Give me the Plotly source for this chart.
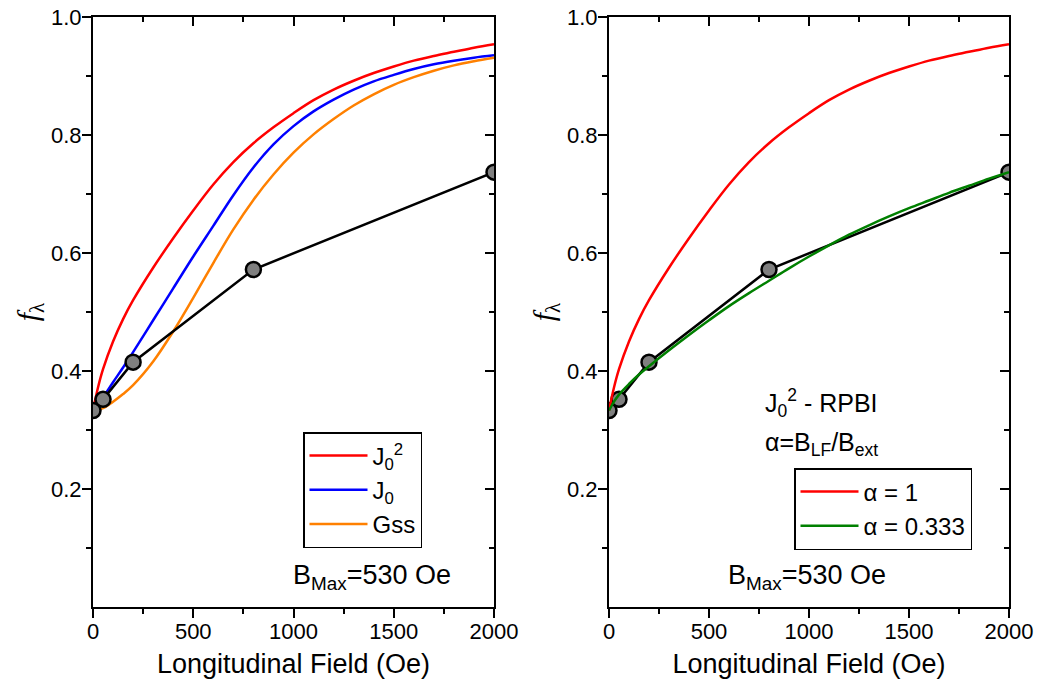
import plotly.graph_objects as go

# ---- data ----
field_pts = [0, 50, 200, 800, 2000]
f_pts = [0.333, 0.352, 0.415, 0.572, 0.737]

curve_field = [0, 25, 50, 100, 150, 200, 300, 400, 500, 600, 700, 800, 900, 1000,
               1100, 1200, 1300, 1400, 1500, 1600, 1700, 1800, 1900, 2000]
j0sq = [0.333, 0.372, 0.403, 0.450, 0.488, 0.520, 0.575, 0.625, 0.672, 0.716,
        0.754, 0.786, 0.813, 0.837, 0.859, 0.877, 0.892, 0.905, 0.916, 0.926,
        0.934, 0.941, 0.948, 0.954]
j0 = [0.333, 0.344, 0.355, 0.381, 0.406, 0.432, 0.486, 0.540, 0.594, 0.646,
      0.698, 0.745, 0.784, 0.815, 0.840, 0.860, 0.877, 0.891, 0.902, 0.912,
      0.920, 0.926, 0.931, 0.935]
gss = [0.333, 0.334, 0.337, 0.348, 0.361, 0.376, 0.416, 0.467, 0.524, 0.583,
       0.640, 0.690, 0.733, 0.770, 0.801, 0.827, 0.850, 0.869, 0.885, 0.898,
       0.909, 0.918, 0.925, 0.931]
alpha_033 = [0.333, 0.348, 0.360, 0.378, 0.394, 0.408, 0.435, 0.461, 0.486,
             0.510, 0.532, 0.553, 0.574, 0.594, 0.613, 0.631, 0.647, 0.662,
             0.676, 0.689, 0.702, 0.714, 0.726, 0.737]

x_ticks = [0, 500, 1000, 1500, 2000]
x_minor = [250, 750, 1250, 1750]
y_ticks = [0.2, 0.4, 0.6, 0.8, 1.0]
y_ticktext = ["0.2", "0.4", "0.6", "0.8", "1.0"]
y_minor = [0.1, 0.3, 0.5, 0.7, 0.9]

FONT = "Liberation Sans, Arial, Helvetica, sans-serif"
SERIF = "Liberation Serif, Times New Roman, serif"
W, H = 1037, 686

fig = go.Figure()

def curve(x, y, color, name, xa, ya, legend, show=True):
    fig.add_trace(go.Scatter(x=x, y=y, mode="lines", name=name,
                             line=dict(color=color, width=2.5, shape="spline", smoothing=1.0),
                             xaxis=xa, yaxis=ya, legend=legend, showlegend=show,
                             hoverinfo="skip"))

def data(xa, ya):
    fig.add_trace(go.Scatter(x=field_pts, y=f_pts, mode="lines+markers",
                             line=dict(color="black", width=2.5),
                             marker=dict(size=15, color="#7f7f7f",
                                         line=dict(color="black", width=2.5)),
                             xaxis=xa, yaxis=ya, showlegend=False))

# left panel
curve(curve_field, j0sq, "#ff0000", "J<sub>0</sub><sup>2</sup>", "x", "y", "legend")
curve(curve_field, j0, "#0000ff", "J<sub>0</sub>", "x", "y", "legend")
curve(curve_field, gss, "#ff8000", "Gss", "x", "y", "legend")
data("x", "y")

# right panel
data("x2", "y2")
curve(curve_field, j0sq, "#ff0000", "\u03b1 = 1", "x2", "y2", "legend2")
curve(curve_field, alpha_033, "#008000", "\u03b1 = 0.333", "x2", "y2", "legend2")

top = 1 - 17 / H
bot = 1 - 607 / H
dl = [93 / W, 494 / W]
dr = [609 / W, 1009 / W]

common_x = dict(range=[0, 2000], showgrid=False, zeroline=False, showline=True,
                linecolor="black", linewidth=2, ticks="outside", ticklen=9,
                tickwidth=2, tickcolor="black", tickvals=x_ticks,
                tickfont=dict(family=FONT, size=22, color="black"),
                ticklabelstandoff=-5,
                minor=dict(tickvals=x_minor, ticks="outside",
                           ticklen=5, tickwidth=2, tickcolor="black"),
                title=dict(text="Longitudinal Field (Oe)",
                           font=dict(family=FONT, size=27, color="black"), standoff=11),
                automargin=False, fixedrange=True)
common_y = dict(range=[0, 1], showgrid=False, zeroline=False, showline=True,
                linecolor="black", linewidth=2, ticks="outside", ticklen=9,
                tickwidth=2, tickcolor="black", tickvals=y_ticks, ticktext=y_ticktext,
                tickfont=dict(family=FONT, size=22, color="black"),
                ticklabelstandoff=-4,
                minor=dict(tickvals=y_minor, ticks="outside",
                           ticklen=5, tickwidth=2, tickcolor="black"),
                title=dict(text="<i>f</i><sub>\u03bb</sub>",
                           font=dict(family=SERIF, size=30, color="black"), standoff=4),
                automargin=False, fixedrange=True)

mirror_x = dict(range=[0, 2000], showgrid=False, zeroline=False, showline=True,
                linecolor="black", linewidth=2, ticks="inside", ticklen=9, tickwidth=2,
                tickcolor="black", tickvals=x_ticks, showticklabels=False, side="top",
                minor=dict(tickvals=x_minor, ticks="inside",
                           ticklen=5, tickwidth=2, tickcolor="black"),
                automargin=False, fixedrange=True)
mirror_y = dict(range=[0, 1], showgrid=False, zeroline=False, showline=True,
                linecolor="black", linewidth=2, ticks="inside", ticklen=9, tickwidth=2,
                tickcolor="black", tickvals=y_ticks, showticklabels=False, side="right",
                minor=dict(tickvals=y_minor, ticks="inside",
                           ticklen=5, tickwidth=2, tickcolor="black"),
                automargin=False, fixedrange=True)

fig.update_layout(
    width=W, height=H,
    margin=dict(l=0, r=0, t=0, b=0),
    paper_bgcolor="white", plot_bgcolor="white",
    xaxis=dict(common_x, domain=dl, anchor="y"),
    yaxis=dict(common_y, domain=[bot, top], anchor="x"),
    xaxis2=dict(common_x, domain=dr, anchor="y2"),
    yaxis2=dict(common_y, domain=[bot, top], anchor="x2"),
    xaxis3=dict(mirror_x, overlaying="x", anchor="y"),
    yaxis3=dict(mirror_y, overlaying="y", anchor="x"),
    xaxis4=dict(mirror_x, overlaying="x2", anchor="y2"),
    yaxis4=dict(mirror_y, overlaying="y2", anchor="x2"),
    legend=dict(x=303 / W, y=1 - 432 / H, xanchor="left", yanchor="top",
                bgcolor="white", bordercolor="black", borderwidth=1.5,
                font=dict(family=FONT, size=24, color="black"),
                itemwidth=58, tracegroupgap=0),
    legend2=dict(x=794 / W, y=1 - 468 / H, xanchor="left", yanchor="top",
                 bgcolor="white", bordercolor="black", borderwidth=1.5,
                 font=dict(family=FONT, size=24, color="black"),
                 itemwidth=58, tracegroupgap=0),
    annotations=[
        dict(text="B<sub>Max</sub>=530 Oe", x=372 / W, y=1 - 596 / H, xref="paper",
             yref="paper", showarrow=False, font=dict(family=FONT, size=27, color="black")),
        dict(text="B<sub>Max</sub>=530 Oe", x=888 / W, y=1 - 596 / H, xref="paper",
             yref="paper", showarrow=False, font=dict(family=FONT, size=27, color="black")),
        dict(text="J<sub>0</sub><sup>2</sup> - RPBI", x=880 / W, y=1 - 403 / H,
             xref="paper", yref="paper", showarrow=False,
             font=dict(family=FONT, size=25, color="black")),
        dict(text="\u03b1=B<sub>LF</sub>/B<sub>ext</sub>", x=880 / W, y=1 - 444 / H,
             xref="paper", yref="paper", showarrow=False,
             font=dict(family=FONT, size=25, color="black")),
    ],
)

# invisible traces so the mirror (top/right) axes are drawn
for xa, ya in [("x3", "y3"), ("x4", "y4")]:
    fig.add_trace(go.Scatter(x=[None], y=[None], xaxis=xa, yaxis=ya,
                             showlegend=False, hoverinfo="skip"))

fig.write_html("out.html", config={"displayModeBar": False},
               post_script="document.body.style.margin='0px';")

*CHALLENGE:* Leave out the pictures and repeat exactly the lines from the start of the material through the line that contains "0.676, 0.689, 0.702, 0.714, 0.726, 0.737]", both included.

*EXERCISE RESPONSE:*
Give me the Plotly source for this chart.
import plotly.graph_objects as go

# ---- data ----
field_pts = [0, 50, 200, 800, 2000]
f_pts = [0.333, 0.352, 0.415, 0.572, 0.737]

curve_field = [0, 25, 50, 100, 150, 200, 300, 400, 500, 600, 700, 800, 900, 1000,
               1100, 1200, 1300, 1400, 1500, 1600, 1700, 1800, 1900, 2000]
j0sq = [0.333, 0.372, 0.403, 0.450, 0.488, 0.520, 0.575, 0.625, 0.672, 0.716,
        0.754, 0.786, 0.813, 0.837, 0.859, 0.877, 0.892, 0.905, 0.916, 0.926,
        0.934, 0.941, 0.948, 0.954]
j0 = [0.333, 0.344, 0.355, 0.381, 0.406, 0.432, 0.486, 0.540, 0.594, 0.646,
      0.698, 0.745, 0.784, 0.815, 0.840, 0.860, 0.877, 0.891, 0.902, 0.912,
      0.920, 0.926, 0.931, 0.935]
gss = [0.333, 0.334, 0.337, 0.348, 0.361, 0.376, 0.416, 0.467, 0.524, 0.583,
       0.640, 0.690, 0.733, 0.770, 0.801, 0.827, 0.850, 0.869, 0.885, 0.898,
       0.909, 0.918, 0.925, 0.931]
alpha_033 = [0.333, 0.348, 0.360, 0.378, 0.394, 0.408, 0.435, 0.461, 0.486,
             0.510, 0.532, 0.553, 0.574, 0.594, 0.613, 0.631, 0.647, 0.662,
             0.676, 0.689, 0.702, 0.714, 0.726, 0.737]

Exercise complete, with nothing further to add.